Il est décisif pour les enseignants d'intervenir par tous les moyens pour imposer que soit rompu ce soutien de la direction du SNES au gouvernement, soutien décisif pour ce dernier dans le but de détruire notre statut ! Dirigeants du SNES, exigez le retrait du projet Peillon !
Une échéance de première importance : le Comité Technique Ministériel du 27 mars.

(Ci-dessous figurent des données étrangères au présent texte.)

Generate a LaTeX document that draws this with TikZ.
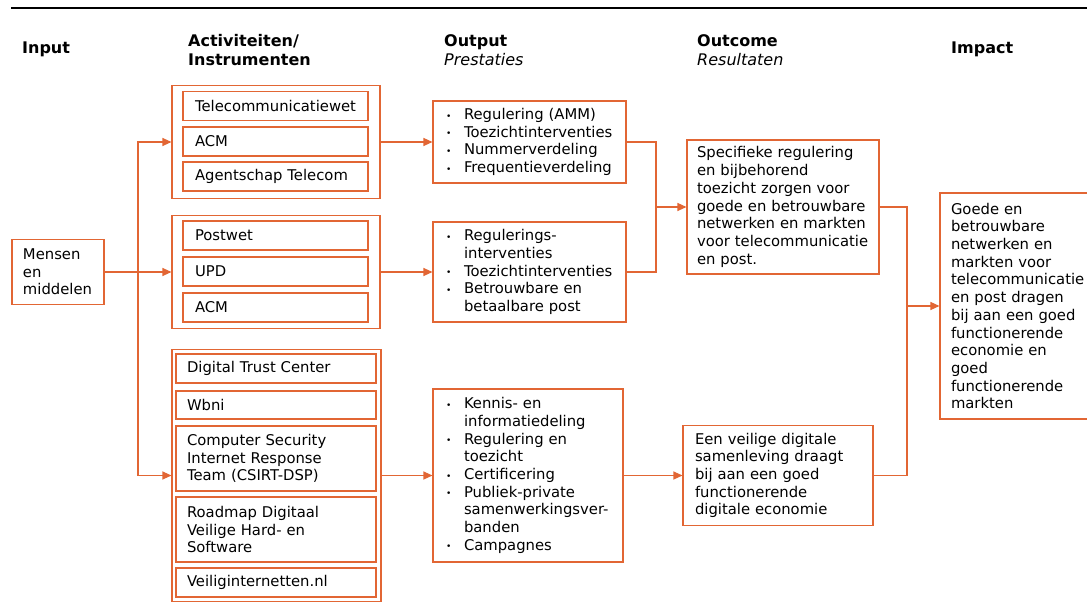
\documentclass[tikz,border=0pt]{standalone}
\usepackage{fontspec}
\setmainfont{DejaVu Sans}
\usetikzlibrary{arrows.meta}
\definecolor{oranje}{RGB}{226,102,52}
\newcommand{\bol}{\makebox[19pt][l]{\hspace{1pt}\raisebox{0.5pt}{\small •}}}
\newcommand{\inspr}{\hspace*{19pt}}

\begin{document}
\begin{tikzpicture}[x=1pt,y=-1pt]
  \tikzset{
    vak/.style={draw=oranje, line width=1.1pt, rectangle, inner ysep=0pt, align=left,
      font=\fontsize{14.8}{17.7}\selectfont},
    groep/.style={draw=oranje, line width=1.1pt, rectangle, inner sep=0pt},
    pijl/.style={draw=oranje, line width=1.2pt, -{Triangle[length=9pt,width=8pt]}},
    lijn/.style={draw=oranje, line width=1.2pt},
    kop/.style={anchor=west, align=left, inner sep=0pt,
      font=\fontsize{16}{19}\selectfont\bfseries}
  }
  \useasboundingbox (0,0) rectangle (1087,612);
  \clip (0,0) rectangle (1087,612);

  \draw[line width=1.2pt] (11,8) -- (1087,8); % Top rule

  % Headings
  \node[kop] (hIn) at (22,49) {Input};
  \node[kop] (hAct) at (188,50) {Activiteiten/\\Instrumenten};
  \node[kop] (hOut) at (444,50) {Output\\\mdseries\itshape Prestaties};
  \node[kop] (hOc) at (697,50) {Outcome\\\mdseries\itshape Resultaten};
  \node[kop] (hImp) at (951,49) {Impact};

  % Input
  \node[vak, inner xsep=11pt, text width=70pt, minimum height=65pt] (M) at (58,272) {Mensen\\en\\middelen};

  % Activiteiten: telecom
  \node[groep, minimum width=208pt, minimum height=113pt] (G1) at (276,142) {};
  \node[vak, inner xsep=12pt, text width=161pt, minimum height=29pt] (T1) at (275.5,106) {Telecommunicatiewet};
  \node[vak, inner xsep=12pt, text width=161pt, minimum height=29pt] (T2) at (275.5,141.5) {ACM};
  \node[vak, inner xsep=12pt, text width=161pt, minimum height=29pt] (T3) at (275.5,176.5) {Agentschap Telecom};

  % Activiteiten: post
  \node[groep, minimum width=208pt, minimum height=113pt] (G2) at (276,272) {};
  \node[vak, inner xsep=12pt, text width=161pt, minimum height=29pt] (P1) at (275.5,235.5) {Postwet};
  \node[vak, inner xsep=12pt, text width=161pt, minimum height=29pt] (P2) at (275.5,271.5) {UPD};
  \node[vak, inner xsep=12pt, text width=161pt, minimum height=29pt] (P3) at (275.5,307.5) {ACM};

  % Activiteiten: digitaal
  \node[groep, minimum width=209pt, minimum height=252pt] (G3) at (276.5,475.5) {};
  \node[vak, inner xsep=11pt, text width=178pt, minimum height=29pt] (D1) at (276,368.5) {Digital Trust Center};
  \node[vak, inner xsep=11pt, text width=178pt, minimum height=28pt] (D2) at (276,405) {Wbni};
  \node[vak, inner xsep=11pt, text width=178pt, minimum height=65pt] (D3) at (276,458.5) {Computer Security\\Internet Response\\Team (CSIRT-DSP)};
  \node[vak, inner xsep=11pt, text width=178pt, minimum height=65pt] (D4) at (276,529.5) {Roadmap Digitaal\\Veilige Hard- en\\Software};
  \node[vak, inner xsep=11pt, text width=178pt, minimum height=29pt] (D5) at (276,582.5) {Veiliginternetten.nl};

  % Output
  \node[vak, inner xsep=12pt, text width=169pt, minimum height=82pt] (O1) at (529.5,142)
    {\bol Regulering (AMM)\\\bol Toezichtinterventies\\\bol Nummerverdeling\\\bol Frequentieverdeling};
  \node[vak, inner xsep=12pt, text width=169pt, minimum height=100pt] (O2) at (529.5,272)
    {\bol Regulerings-\\\inspr interventies\\\bol Toezichtinterventies\\\bol Betrouwbare en\\\inspr betaalbare post};
  \node[vak, inner xsep=12pt, text width=166pt, minimum height=173pt] (O3) at (528,475.5)
    {\bol Kennis- en\\\inspr informatiedeling\\\bol Regulering en\\\inspr toezicht\\\bol Certificering\\
     \bol Publiek-private\\\inspr samenwerkingsver-\\\inspr banden\\\bol Campagnes};

  % Outcome
  \node[vak, inner xsep=10pt, text width=172pt, minimum height=134pt] (R1) at (783,207)
    {Specifieke regulering\\en bijbehorend\\toezicht zorgen voor\\goede en betrouwbare\\netwerken en markten\\voor telecommunicatie\\en post.};
  \node[vak, inner xsep=12pt, text width=166pt, minimum height=100pt] (R2) at (778,475.5)
    {Een veilige digitale\\samenleving draagt\\bij aan een goed\\functionerende\\digitale economie};

  % Impact
  \node[vak, inner xsep=11pt, text width=138pt, minimum height=226pt] (I) at (1020,306)
    {Goede en\\betrouwbare\\netwerken en\\markten voor\\telecommunicatie\\en post dragen\\bij aan een goed\\functionerende\\economie en\\goed\\functionerende\\markten};

  % Input to activiteiten
  \coordinate (S) at (138,272);
  \draw[pijl] (M.east) -- (G2.west);
  \draw[pijl] (S) |- (G1.west);
  \draw[pijl] (S) |- (G3.west);

  % Activiteiten to output
  \draw[pijl] (G1.east) -- (O1.west);
  \draw[pijl] (G2.east) -- (O2.west);
  \draw[pijl] (G3.east) -- (O3.west);

  % Output to outcome
  \coordinate (K1) at (656,207);
  \draw[lijn] (O1.east) -| (K1);
  \draw[lijn] (O2.east) -| (K1);
  \draw[pijl] (K1) -- (R1.west);
  \draw[pijl] (O3.east) -- (R2.west);

  % Outcome to impact
  \coordinate (K2) at (907,306);
  \draw[lijn] (R1.east) -| (K2);
  \draw[lijn] (R2.east) -| (K2);
  \draw[pijl] (K2) -- (I.west);
\end{tikzpicture}
\end{document}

La présentation du décret devant le CTM est le passage obligé pour sa promulgation. Que le CTM se tienne, et la voie est libre pour le gouvernement. La question décisive n'est donc pas – contrairement à ce que disent tous les dirigeants syndicaux – de savoir quel vote sera émis par les uns et les autres. Dans un passé récent, nombre de décrets ont été promulgués y compris après un vote unanime contre (ce que n'envisage même pas la direction du SNES, qui compte s'abstenir!). La question décisive est : le CTM aura-t-il ou non lieu en présence des directions syndicales. En clair, empêcher le décret d'être adopté, c'est boycotter le CTM du 27 Mars. C'est ce qu'il faut exiger de l'ensemble des directions syndicales.
Unité syndicale (SNES, SNEP, SE, CGT, FO) pour le retrait du projet de décret Peillon ! Boycott du CTM !
Dans certaines académies et au niveau national, des élections vont avoir lieu pour renouveler les instances du SNES. Nous invitons les collègues qui veulent que leur syndicat défende leur statut à se porter candidats sur la liste Front Unique constituée sur cette base.